→ **Recorded data**

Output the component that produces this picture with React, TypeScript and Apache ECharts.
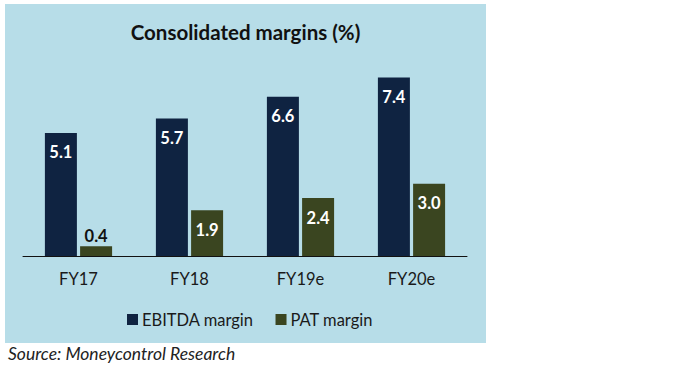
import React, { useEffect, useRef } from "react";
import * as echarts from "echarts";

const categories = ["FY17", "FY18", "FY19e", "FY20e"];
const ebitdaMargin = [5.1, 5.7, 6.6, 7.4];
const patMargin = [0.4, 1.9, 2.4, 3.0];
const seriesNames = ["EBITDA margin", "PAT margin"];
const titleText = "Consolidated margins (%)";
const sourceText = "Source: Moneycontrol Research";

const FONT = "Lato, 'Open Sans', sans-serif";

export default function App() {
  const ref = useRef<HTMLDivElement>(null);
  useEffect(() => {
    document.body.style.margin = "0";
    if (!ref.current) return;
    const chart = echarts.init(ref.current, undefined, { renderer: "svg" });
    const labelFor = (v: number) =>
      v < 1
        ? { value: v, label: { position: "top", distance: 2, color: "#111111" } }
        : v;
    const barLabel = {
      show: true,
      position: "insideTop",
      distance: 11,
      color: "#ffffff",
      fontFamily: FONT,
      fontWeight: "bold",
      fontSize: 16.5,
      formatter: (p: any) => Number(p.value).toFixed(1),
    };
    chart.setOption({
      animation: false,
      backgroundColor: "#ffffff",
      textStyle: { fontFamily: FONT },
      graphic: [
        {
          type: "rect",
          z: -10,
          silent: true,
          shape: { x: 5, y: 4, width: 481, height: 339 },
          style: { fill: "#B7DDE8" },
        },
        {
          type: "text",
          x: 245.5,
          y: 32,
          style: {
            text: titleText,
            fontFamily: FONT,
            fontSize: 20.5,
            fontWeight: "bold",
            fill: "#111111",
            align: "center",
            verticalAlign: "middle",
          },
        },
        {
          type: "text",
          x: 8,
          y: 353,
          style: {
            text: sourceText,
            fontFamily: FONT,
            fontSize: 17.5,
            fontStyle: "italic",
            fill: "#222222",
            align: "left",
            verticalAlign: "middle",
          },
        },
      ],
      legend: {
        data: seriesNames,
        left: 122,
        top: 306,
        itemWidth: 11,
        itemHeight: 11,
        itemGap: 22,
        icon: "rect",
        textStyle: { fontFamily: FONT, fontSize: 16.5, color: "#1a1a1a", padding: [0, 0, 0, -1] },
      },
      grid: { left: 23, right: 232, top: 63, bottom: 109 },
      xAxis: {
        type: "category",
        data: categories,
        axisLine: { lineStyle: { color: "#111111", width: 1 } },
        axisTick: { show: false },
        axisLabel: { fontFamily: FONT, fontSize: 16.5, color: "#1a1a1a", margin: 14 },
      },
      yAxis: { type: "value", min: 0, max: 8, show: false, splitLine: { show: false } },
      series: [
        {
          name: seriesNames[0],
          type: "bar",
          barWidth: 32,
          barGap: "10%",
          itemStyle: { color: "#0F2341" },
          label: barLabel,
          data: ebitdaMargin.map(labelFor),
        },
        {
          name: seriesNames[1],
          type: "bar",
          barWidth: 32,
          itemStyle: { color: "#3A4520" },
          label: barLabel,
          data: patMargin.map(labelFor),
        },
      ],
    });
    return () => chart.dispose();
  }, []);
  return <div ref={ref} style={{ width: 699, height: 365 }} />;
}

→ **What you are asked to do**
Write out again, exactly, the lines from the start of the listing up to the line containing "import * as", with both ends and without pictures.

→ **Output**
Output the component that produces this picture with React, TypeScript and Apache ECharts.
import React, { useEffect, useRef } from "react";
import * as echarts from "echarts";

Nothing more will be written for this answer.